After discussing the levels of NICUs, Sue continues to explain that 10% of all babies spend time in the NICU, and approximately 2/3rds of those babies are there for prematurity.  Of those, 2/3rds (about 4.4% of all births) are late preterm babies (born between 34 and 36 weeks).  Some babies born at term (after 37 weeks) also spend time in a NICU, primarily for issues that occur during labor such as their mother running a temperature during birth or having issues with low blood sugar.  These babies also might have jaundice, have shown dips in their heart rate during labor (aka “decels” or decelerations), have had the umbilical cord wrapped around their neck at birth, or just need some time adjusting to life outside the womb.  At San Francisco General Hospital (SFGH), where I volunteer, the NICU staff observes any baby born via cesarean section for at least a little while after birth.  SFGH has a Level 3 NICU and transfers babies to University of California at San Francisco (UCSF), a level 4 hospital, when necessary.

If you end up in the NICU with your baby, what will it look like?

jaroslaw-ceborski-234870.jpg

From what I have seen at SFGH, NICUs often have a lot of machines and cords.  Depending on how sick or preterm the baby is, they may be laying in an isolette (an incubator with controlled temperature, humidity and oxygen levels and places for you to reach your hands in to) or they may just be laying on a small bed.  Many hospitals (like SFGH) have recliners that parents and visitors can sit in.  Some hospitals have beds for parents to sleep in next to their babies.  Sometimes these are in the same room with as the baby and sometimes they are in a room nearby.  Sue mentions that there may be a Ronald McDonald house near the hospital that you can stay in at a relatively cheap rate.  Unfortunately, for a variety of reasons, some parents are unable to stay with the babies in the NICU, and so some hospitals have volunteers hold and interact with the babies as this is very good for their development.  This is what I do on occasion at SFGH.

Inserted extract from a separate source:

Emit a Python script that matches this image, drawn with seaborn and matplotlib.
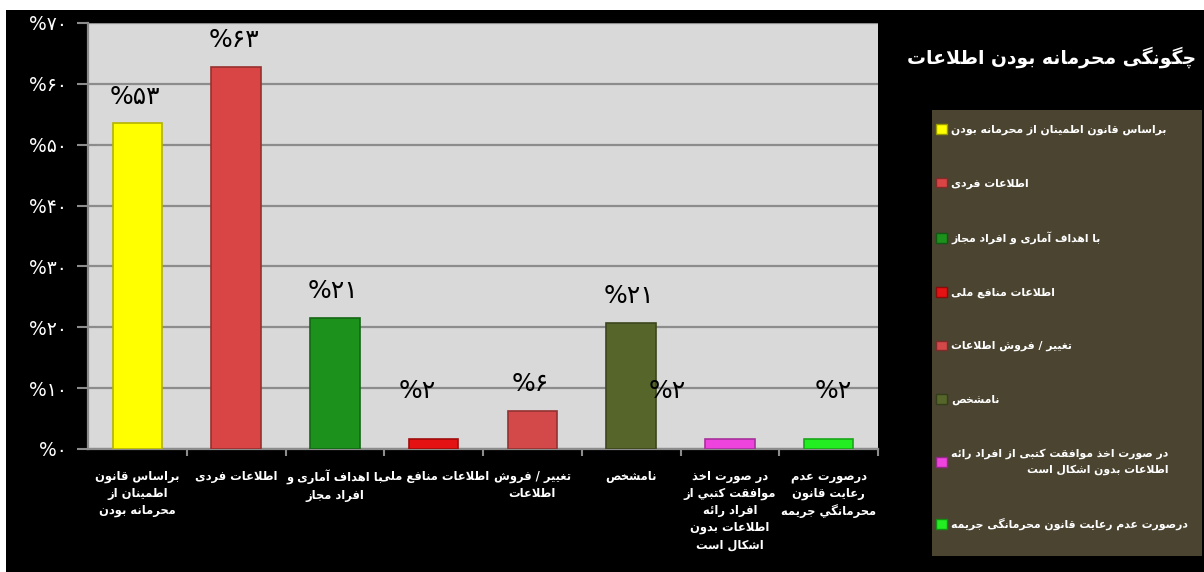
import numpy as np
import pandas as pd
import matplotlib
matplotlib.use("Agg")
import matplotlib.pyplot as plt
import seaborn as sns
from matplotlib.patches import Patch, Rectangle
from matplotlib.font_manager import FontProperties, findfont
from matplotlib.ft2font import FT2Font
from matplotlib.colors import to_rgb

# ---------------- data ----------------
categories = [
    "براساس قانون\nاطمینان از\nمحرمانه بودن",
    "اطلاعات فردی",
    "با اهداف آماری و\nافراد مجاز",
    "اطلاعات منافع ملی",
    "تغییر / فروش\nاطلاعات",
    "نامشخص",
    "در صورت اخذ\nموافقت کتبي از\nافراد رائه\nاطلاعات بدون\nاشکال است",
    "درصورت عدم\nرعایت قانون\nمحرمانگي جریمه",
]
legend_labels = [
    "براساس قانون اطمینان از محرمانه بودن",
    "اطلاعات فردی",
    "با اهداف آماری و افراد مجاز",
    "اطلاعات منافع ملی",
    "تغییر / فروش اطلاعات",
    "نامشخص",
    "در صورت اخذ موافقت کتبی از افراد رائه\nاطلاعات بدون اشکال است",
    "درصورت عدم رعایت قانون محرمانگی جریمه",
]
values = [53.5, 62.8, 21.5, 1.6, 6.3, 20.7, 1.6, 1.6]
value_labels = ["%۵۳", "%۶۳", "%۲۱", "%۲", "%۶", "%۲۱", "%۲", "%۲"]
y_ticks = [0, 10, 20, 30, 40, 50, 60, 70]
y_tick_labels = ["%۰", "%۱۰", "%۲۰", "%۳۰", "%۴۰", "%۵۰", "%۶۰", "%۷۰"]
bar_colors = ["#ffff00", "#d94545", "#1c921c", "#e41212",
              "#d34848", "#56652a", "#ee44dd", "#22ee22"]
title = "چگونگی محرمانه بودن اطلاعات"

# ---------------- minimal Arabic/Persian shaping ----------------
DUAL_START = {
    "ئ": 0xFE89, "ب": 0xFE8F, "ت": 0xFE95, "ث": 0xFE99, "ج": 0xFE9D, "ح": 0xFEA1,
    "خ": 0xFEA5, "س": 0xFEB1, "ش": 0xFEB5, "ص": 0xFEB9, "ض": 0xFEBD, "ط": 0xFEC1,
    "ظ": 0xFEC5, "ع": 0xFEC9, "غ": 0xFECD, "ف": 0xFED1, "ق": 0xFED5, "ك": 0xFED9,
    "ل": 0xFEDD, "م": 0xFEE1, "ن": 0xFEE5, "ه": 0xFEE9, "ي": 0xFEF1,
    "پ": 0xFB56, "چ": 0xFB7A, "ک": 0xFB8E, "گ": 0xFB92, "ی": 0xFBFC,
}
RIGHT_START = {
    "آ": 0xFE81, "أ": 0xFE83, "ؤ": 0xFE85, "إ": 0xFE87, "ا": 0xFE8D, "ة": 0xFE93,
    "د": 0xFEA9, "ذ": 0xFEAB, "ر": 0xFEAD, "ز": 0xFEAF, "و": 0xFEED, "ى": 0xFEEF,
    "ژ": 0xFB8A,
}
LAMALEF = {"آ": 0xFEF5, "أ": 0xFEF7, "إ": 0xFEF9, "ا": 0xFEFB}

_bold_font = FT2Font(findfont(FontProperties(family="DejaVu Sans", weight="bold")))
_reg_font = FT2Font(findfont(FontProperties(family="DejaVu Sans")))


def _has(cp):
    return _bold_font.get_char_index(cp) != 0 and _reg_font.get_char_index(cp) != 0


FORMS = {}
for ch, s in DUAL_START.items():
    FORMS[ch] = [chr(s), chr(s + 1), chr(s + 2), chr(s + 3)]
for ch, s in RIGHT_START.items():
    FORMS[ch] = [chr(s), chr(s + 1), None, None]
FALLBACK = {"ک": "ك", "گ": "ك", "پ": "ب", "چ": "ج"}
for ch, alt in FALLBACK.items():
    if not all(_has(ord(f)) for f in FORMS[ch]):
        FORMS[ch] = FORMS[alt]
if not all(_has(ord(f)) for f in FORMS["ی"]):
    FORMS["ی"] = [chr(0xFEEF), chr(0xFEF0), chr(0xFEF3), chr(0xFEF4)]
DUAL = set(DUAL_START)


def shape_line(s):
    out = []
    i, n = 0, len(s)
    while i < n:
        c = s[i]
        if c not in FORMS:
            out.append(c)
            i += 1
            continue
        prev = s[i - 1] if i > 0 else None
        cp = prev is not None and prev in DUAL
        if c == "ل" and i + 1 < n and s[i + 1] in LAMALEF:
            base = LAMALEF[s[i + 1]]
            out.append(chr(base + 1) if cp else chr(base))
            i += 2
            continue
        nxt = s[i + 1] if i + 1 < n else None
        cn = c in DUAL and nxt is not None and nxt in FORMS
        f = FORMS[c]
        if cp and cn:
            g = f[3]
        elif cp:
            g = f[1]
        elif cn:
            g = f[2]
        else:
            g = f[0]
        out.append(g)
        i += 1
    return "".join(reversed(out))


def shape(s):
    return "\n".join(shape_line(l) for l in s.split("\n"))


def darker(c, k=0.6):
    r, g, b = to_rgb(c)
    return (r * k, g * k, b * k)


plt.rcParams["font.family"] = ["DejaVu Sans"]

# ---------------- figure ----------------
W, H = 1204, 572
fig = plt.figure(figsize=(W / 100, H / 100), dpi=100, facecolor="white")
fig.patches.append(Rectangle((6 / W, 0), 1 - 6 / W, 1 - 10 / H, transform=fig.transFigure,
                             facecolor="black", edgecolor="none", zorder=-10))
fig.patches.append(Rectangle((932 / W, 1 - 556 / H), (1202 - 932) / W, (556 - 110) / H,
                             transform=fig.transFigure, facecolor="#4a4430",
                             edgecolor="none", zorder=-5))

ax = fig.add_axes([88 / W, 1 - 449 / H, (878 - 88) / W, (449 - 23) / H])
ax.set_facecolor("#d9d9d9")

shaped_cats = [shape(c) for c in categories]
df = pd.DataFrame({"cat": shaped_cats, "val": values})
sns.barplot(data=df, x="cat", y="val", hue="cat", palette=bar_colors, width=0.5,
            saturation=1, legend=False, ax=ax, zorder=3)
for p, c in zip(ax.patches, bar_colors):
    p.set_edgecolor(darker(c, 0.7))
    p.set_linewidth(1.2)

ax.set_xlim(-0.5, 7.5)
ax.set_ylim(0, 70)
ax.set_yticks(y_ticks)
ax.set_yticklabels(y_tick_labels, color="white", fontsize=13.5)
ax.tick_params(axis="y", length=8, width=1.5, color="#8c8c8c", pad=7)
ax.grid(axis="y", color="#8c8c8c", lw=1.6)
ax.set_axisbelow(True)
for s in ["top", "right"]:
    ax.spines[s].set_visible(False)
for s in ["left", "bottom"]:
    ax.spines[s].set_color("#8c8c8c")
    ax.spines[s].set_linewidth(1.6)

ax.set_xticks(range(len(categories)))
ax.set_xticklabels(shaped_cats, color="white", fontsize=8.3, fontweight="bold",
                   linespacing=1.4)
ax.tick_params(axis="x", which="major", length=0, pad=15)
ax.set_xticks(np.arange(0.5, len(categories), 1), minor=True)
ax.tick_params(axis="x", which="minor", length=5, width=1.5, color="#8c8c8c")
ax.set_xlabel("")
ax.set_ylabel("")

label_dx = {3: -16, 6: -63, 7: 5}
for i, (v, lab) in enumerate(zip(values, value_labels)):
    ax.annotate(lab, (i, max(v + 4.4, 9.5)), xytext=(label_dx.get(i, -2), 0),
                textcoords="offset pixels", ha="center", va="center",
                fontsize=18, color="black", zorder=5)

fig.text(1052 / W, 1 - 57 / H, shape(title), color="white", fontsize=13.5,
         fontweight="bold", ha="center", va="center")

handles = [Patch(facecolor=c, edgecolor=darker(c, 0.6)) for c in bar_colors]
leg = fig.legend(handles, [shape(l) for l in legend_labels], loc="upper left",
                 bbox_to_anchor=(936 / W, 1 - 124 / H), frameon=False,
                 labelcolor="white",
                 prop=FontProperties(family="DejaVu Sans", weight="bold", size=7.8),
                 labelspacing=3.95, handlelength=1.0, handleheight=1.0,
                 handletextpad=0.4, borderpad=0, borderaxespad=0)
for t in leg.get_texts():
    t.set_multialignment("right")
    t.set_linespacing(1.7)

fig.savefig("out.png", dpi=100, facecolor=fig.get_facecolor())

What emotions may you experience throughout your time in the NICU?

Emotions of those whose babies end up in the NICU have often been described as a roller coaster. Many of these emotions can be felt at the same time. Sue mentions the first potential emotion: shattered dreams. Your dreams of having and immediately taking home a healthy baby are shattered. She also mentions that depression is 2/3 times higher and can last up to two years after delivery for NICU parents. Unfortunately parents who are depressed tend not to be as interactive with their babies, which leads to slower development for the baby. NICU parents can also get post traumatic stress disorder (PTSD) with the trauma of intimidating hospital equipment and having a baby in the NICU as just a few examples of reasons for this PTSD. It’s important to talk about the feelings you have while in the NICU.

There are also things that you will celebrate in the NICU that you might not otherwise. In the Motherbirth episode, Ingrid talks about the excitement and joy she felt when she was told she would be able to hold her baby for the first time: running to take a shower and get prepared for the event. The host of Motherbirth describes the feelings as being similar to going on a first date. Ingrid also talks about the power she felt with being able to help other parents go through the situations she had already been through.